Friday, January 30, 2009

Alaska Valcano set to blow

ALASKA’S MT. REDOUBT VOLCANO IS SET FOR AN IMMINENT ERUPTION. Geologists are expecting IT to blow anytime from now until the next day or so.
The Associated Press reports:
Alaska’s volcanoes are not like Hawaii’s. “Most of them don’t put out the red river of lava,” said the observatory’s John Power.
Instead, they typically explode and shoot ash 30,000 to 50,000 feet high — more than nine miles — into the jet stream.
“It’s a very abrasive kind of rock fragment,” Power said. “It’s not the kind of ash that you find at the base of your wood stove.”
The particulate has jagged edges and has been used as an industrial abrasive. “They use this to polish all kinds of metals,” he said.
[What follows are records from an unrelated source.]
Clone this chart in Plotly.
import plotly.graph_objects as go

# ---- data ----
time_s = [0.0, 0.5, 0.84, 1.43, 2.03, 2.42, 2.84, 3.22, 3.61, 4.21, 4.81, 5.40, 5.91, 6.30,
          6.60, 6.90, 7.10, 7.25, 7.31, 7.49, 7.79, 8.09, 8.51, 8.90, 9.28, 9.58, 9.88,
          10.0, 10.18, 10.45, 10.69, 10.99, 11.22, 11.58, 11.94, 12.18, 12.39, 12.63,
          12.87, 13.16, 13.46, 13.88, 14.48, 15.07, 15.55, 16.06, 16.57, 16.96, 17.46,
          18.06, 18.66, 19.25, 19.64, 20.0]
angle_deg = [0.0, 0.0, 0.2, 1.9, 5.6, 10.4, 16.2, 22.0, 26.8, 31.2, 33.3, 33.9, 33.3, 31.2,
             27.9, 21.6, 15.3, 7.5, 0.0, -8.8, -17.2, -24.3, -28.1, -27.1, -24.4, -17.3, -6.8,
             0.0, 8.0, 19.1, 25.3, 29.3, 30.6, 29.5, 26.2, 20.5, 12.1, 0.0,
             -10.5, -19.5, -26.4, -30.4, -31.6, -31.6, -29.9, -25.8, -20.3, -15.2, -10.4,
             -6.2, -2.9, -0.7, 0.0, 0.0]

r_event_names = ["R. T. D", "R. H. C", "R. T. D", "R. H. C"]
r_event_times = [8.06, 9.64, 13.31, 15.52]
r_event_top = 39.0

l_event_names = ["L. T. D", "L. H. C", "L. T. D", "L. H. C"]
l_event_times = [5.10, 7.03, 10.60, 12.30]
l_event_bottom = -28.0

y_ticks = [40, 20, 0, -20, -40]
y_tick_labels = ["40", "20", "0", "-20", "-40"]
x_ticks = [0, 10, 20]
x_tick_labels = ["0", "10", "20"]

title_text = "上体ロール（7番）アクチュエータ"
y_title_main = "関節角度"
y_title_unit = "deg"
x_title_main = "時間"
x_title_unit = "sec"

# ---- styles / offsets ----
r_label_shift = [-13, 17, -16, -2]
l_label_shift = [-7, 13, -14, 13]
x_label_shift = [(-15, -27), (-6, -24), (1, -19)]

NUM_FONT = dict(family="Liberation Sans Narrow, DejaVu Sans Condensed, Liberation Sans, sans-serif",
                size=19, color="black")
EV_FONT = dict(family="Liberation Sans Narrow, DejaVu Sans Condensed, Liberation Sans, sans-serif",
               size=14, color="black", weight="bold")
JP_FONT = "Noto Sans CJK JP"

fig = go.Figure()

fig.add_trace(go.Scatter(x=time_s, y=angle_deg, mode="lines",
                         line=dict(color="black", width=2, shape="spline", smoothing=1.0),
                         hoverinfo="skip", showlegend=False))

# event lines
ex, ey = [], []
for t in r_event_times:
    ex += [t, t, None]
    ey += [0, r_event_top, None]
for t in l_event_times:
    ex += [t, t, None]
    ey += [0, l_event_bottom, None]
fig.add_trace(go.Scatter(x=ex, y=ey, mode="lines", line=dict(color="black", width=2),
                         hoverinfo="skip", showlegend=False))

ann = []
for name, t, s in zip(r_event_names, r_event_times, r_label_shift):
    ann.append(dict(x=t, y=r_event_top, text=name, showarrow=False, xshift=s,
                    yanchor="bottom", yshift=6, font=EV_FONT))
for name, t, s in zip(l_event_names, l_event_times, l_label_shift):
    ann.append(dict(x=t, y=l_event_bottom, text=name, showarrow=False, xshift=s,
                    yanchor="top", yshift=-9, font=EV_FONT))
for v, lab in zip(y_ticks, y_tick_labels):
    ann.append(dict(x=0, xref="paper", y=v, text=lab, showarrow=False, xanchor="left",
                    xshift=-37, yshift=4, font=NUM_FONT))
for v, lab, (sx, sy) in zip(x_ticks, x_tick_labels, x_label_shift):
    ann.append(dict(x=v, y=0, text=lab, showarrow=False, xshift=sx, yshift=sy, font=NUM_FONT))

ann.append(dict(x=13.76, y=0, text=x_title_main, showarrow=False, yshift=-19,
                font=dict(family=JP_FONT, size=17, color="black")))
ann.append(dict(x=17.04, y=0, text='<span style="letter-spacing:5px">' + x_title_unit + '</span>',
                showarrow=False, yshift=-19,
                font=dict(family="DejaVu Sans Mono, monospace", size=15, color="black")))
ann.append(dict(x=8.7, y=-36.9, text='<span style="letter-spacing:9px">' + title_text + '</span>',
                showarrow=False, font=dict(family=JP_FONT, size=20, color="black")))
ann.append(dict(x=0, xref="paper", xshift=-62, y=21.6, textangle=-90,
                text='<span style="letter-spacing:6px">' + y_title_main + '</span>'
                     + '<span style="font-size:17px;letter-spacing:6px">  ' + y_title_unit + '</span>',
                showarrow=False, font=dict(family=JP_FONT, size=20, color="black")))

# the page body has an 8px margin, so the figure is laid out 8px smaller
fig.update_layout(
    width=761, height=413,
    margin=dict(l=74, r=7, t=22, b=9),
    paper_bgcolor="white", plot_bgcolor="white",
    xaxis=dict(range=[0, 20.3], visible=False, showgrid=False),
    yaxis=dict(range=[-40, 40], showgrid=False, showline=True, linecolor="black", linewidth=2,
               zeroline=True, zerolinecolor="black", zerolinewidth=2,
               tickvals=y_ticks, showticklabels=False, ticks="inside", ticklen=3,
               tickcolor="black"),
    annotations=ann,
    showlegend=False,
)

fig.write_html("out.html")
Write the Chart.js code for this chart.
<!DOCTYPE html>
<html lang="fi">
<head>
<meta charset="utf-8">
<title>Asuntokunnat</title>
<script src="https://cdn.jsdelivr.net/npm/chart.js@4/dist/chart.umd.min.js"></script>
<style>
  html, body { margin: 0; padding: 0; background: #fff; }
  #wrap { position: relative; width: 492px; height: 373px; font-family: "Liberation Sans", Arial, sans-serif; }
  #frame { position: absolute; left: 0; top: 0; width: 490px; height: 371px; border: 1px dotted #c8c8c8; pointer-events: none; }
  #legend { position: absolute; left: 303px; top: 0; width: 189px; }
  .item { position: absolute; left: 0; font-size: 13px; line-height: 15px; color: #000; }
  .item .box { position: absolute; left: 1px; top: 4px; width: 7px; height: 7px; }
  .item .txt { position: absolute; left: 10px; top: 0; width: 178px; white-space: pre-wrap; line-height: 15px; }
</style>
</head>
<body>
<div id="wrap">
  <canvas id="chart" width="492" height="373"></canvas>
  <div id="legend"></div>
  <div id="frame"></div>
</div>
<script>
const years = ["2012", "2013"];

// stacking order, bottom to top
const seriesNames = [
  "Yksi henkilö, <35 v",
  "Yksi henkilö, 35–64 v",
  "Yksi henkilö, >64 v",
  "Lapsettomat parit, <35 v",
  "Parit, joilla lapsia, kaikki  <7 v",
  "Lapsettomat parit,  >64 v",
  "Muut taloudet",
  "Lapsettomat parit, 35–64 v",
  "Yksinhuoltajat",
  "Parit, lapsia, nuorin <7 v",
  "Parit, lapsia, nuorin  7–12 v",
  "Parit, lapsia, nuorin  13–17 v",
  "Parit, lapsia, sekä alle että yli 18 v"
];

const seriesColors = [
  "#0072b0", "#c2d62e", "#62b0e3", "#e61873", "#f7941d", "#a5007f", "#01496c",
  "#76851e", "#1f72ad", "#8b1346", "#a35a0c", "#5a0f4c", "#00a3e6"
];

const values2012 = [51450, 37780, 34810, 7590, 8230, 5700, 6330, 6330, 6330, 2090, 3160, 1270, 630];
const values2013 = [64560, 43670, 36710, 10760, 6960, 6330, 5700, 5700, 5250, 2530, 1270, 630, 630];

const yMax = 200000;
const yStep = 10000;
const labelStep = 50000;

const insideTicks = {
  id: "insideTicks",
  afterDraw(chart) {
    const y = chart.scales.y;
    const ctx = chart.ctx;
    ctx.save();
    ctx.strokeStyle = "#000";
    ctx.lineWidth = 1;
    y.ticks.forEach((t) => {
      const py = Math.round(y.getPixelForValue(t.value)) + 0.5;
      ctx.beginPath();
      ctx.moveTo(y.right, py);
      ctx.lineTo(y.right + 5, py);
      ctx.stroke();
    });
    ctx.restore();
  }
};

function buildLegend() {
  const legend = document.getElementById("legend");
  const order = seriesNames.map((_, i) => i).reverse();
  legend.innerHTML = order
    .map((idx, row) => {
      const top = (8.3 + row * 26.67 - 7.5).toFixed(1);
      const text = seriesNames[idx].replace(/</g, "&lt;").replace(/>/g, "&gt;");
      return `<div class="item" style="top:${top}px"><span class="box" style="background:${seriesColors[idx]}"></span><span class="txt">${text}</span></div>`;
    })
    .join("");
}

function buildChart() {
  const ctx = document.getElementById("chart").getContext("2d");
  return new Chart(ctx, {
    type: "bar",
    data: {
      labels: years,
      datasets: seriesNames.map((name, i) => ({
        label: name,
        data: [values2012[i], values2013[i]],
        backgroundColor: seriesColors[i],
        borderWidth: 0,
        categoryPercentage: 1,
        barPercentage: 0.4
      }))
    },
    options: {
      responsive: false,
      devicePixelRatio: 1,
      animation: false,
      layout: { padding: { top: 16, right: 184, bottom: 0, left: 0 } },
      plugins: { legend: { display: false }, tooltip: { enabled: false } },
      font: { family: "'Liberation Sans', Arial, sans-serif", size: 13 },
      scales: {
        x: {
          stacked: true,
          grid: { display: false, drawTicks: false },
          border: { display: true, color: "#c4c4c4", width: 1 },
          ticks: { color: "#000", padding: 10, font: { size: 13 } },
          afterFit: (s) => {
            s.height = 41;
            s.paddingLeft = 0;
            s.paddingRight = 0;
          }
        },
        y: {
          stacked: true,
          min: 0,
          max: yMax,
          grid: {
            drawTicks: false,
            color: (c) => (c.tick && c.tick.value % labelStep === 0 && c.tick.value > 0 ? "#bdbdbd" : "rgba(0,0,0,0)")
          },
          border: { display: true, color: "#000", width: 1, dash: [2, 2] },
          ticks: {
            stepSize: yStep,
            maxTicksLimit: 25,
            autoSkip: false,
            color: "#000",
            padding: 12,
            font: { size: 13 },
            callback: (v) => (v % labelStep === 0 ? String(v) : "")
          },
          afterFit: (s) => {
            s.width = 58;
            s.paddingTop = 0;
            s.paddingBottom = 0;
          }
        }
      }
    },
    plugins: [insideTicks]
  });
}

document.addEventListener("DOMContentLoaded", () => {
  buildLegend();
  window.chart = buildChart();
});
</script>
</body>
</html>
Redoubt blew on Dec. 15, 1989, and sent ash 150 miles away into the path of a KLM jet carrying 231 passengers. Its four engines flamed out.
As the crew tried to restart the engines, “smoke” and a strong odor of sulfur filled the cockpit and cabin, according to a USGS account. The jet dropped more than 2 miles, from 27,900 feet to 13,300 feet, before the crew was able to restart all engines and land the plane safely at Anchorage. The plane required $80 million in repairs.